Are any of these characters "good" people? Ehhhh.... Is this story a gritty and realistic portrayal of sex trafficking and teen prostitution? Ehhhh...  Does that make it any less compelling to read? No. If nothing else this was interesting and it kept me engaged, which given how my reading has gone this year is essentially a ringing endorsement.

Final Grade = B-


azteclady said...

A book that keeps one reading until the last page is a treasure when the dreaded reading slump hits, for real (this year I've had 8 DNF reviews so far--after whole years going by without a DNF).

This does not sound like my thing, but I'm glad it worked for you.

eurohackie said...

I chose Shannon Stacey's first HQN SE from July 2020, "More than Neighbors." It was fine. Not awful, not spectacular. I was very much "whelmed" by it, LOL. I won't read any more of this mini series, but I purchased her January 2023 offering, featuring a male librarian as the hero, so I will definitely give her another shot someday (maybe 3 years down the line when librarian MCs are the TBR Challenge topic? :D)

Jill said...

Long post, apparently I'm on a roll!

Reading this review tugged at the memory banks. I feel I read a few books similar to this. Maybe not in actual specific content, but that they dealt with adult topics with a softer focus. I think at the time they made me feel sophisticated. I can't remember any titles or authors (not GO ASK ALICE, that book scared me!). Not a lot of official YA then. They probably would have been called "issue books." I wonder how they'd hold up?

I squeaked by finishing this book on 6:25 AM on Wednesday ;-). I wasn't going to even try this challenge b/c I have a stack of library books a mile high (including a brand new Sarah Macclean), but I was out and about without a book to read and I started to read the Harlequin Superromance ALL I AM by Nicole Helm on the Kindle app in my phone and it sucked me in.

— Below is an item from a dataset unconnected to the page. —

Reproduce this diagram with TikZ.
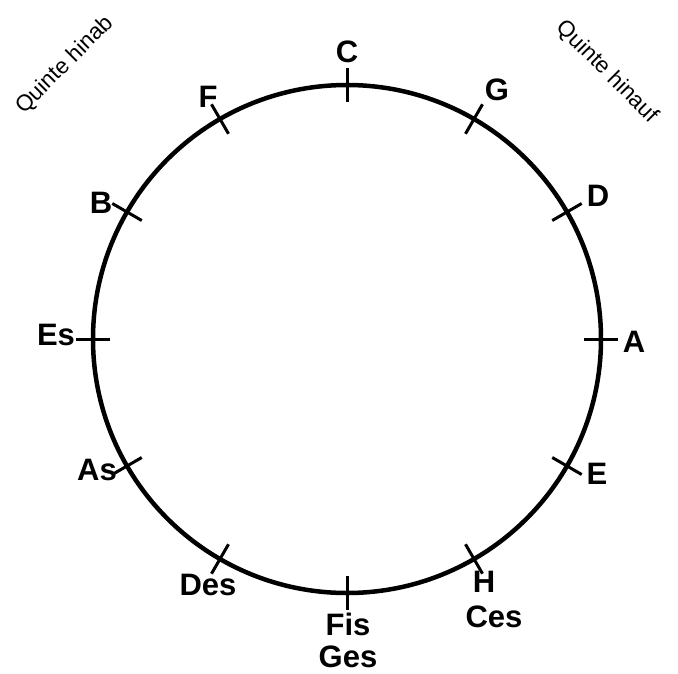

Grumpy guy with some emotional and physical damage collides with woman who sees herself as a party girl and a screw up who is not capable of more. I have a soft spot for both these types! This is what I want in my contemporary romance. No Navy SEALs or billionaires. I didn't even find the small town twee or annoying. Strong voice and flashes of humor, but not "wacky." Sexy times but grounded in reality and real emotions. I think one of my favorite things is how the author showed both the characters taking emotional risks and being vulnerable to each other. One of my favorite quotes is James Baldwin's "Love takes off the masks that we fear we cannot live without and know we cannot live within." Any time when I feel like a romance shows that well, it's a hit for me.

Two things, the grumpy hero is really grumpy at times (he has a lot of anxiety and poor verbal skills) and he does make a big gesture of showing up at an event somewhat uninvited. I felt like the author handled both those things well aka I don't think he came off as an ahole or stalker but YMMV.

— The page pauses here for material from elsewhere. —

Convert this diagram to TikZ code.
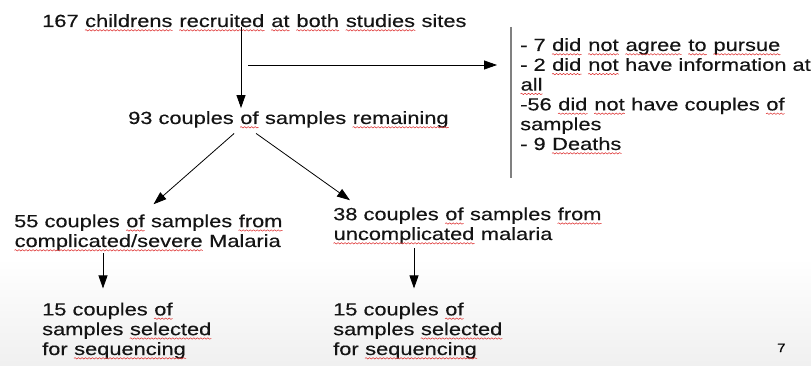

This has been a pretty mediocre year for romance reading for me, so it was nice to find this gem. Onward!

azteclady said...

@Jill: oh, that sounds really good! Thank you for the rec!

Jill said...

@azteclady, heads up, I think used paperbacks are widely available, but on Nicole Helm's website she mentioned that she's tweaking on the ecopies for a planned re-release. Just in case that's how you were hoping on reading it and can't find it, it should be coming back!

azteclady said...

@Jill Thank you; yes, I was hoping for a digital edition, and was sad there wasn't one available.

Wendy said...

Flawed books that keep me reading - always a mystery but still appreciated because anything keeping me reading gets chalked up as "a win" this year. It's been a very up/down reading year for me.

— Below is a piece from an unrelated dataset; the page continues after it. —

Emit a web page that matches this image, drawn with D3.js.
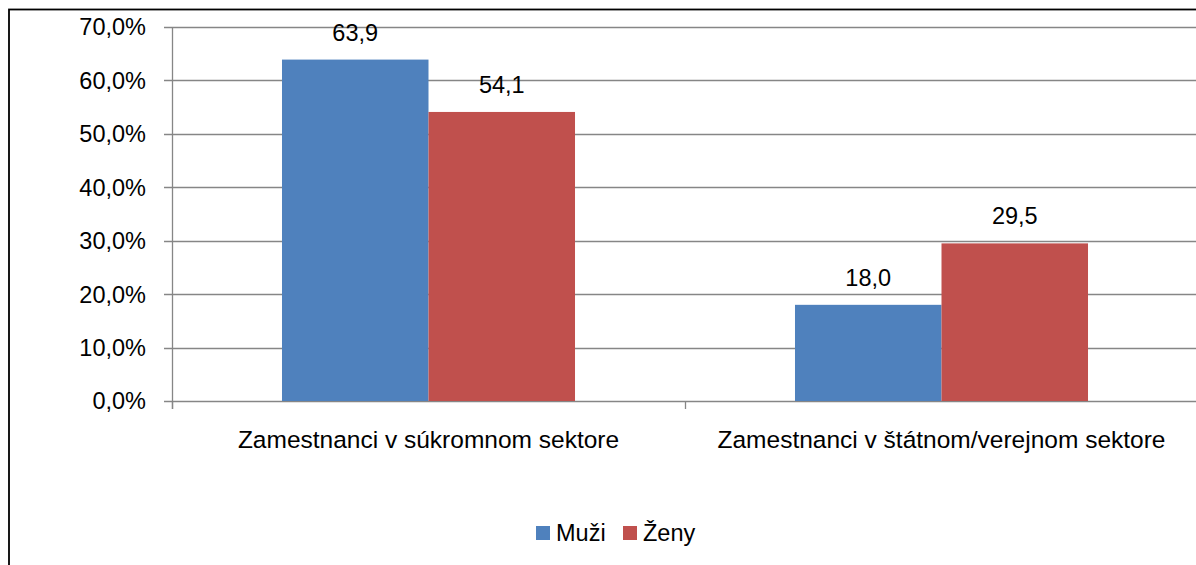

Seconding All I Am by Nicole Helm! I read it back in 2016 and blogged about it. Gah, I miss the SuperRomance line. Special Edition and Heartwarming somewhat scratches the itch but, sigh, Supers were my jam.

Eurohackie: I haven't read widely among Stacey's work but what I have I've generally liked. I think I might have that book buried on my Kindle - and I definitely have the male librarian book because...of course I do 😂

Jill said...

@Wendy, I'm 100% certain I own this book b/c of your review! I can't believe it took me so long to getting around to reading it, but here we are . . .

azteclady said...

@Jill: true TBR Challenge inception!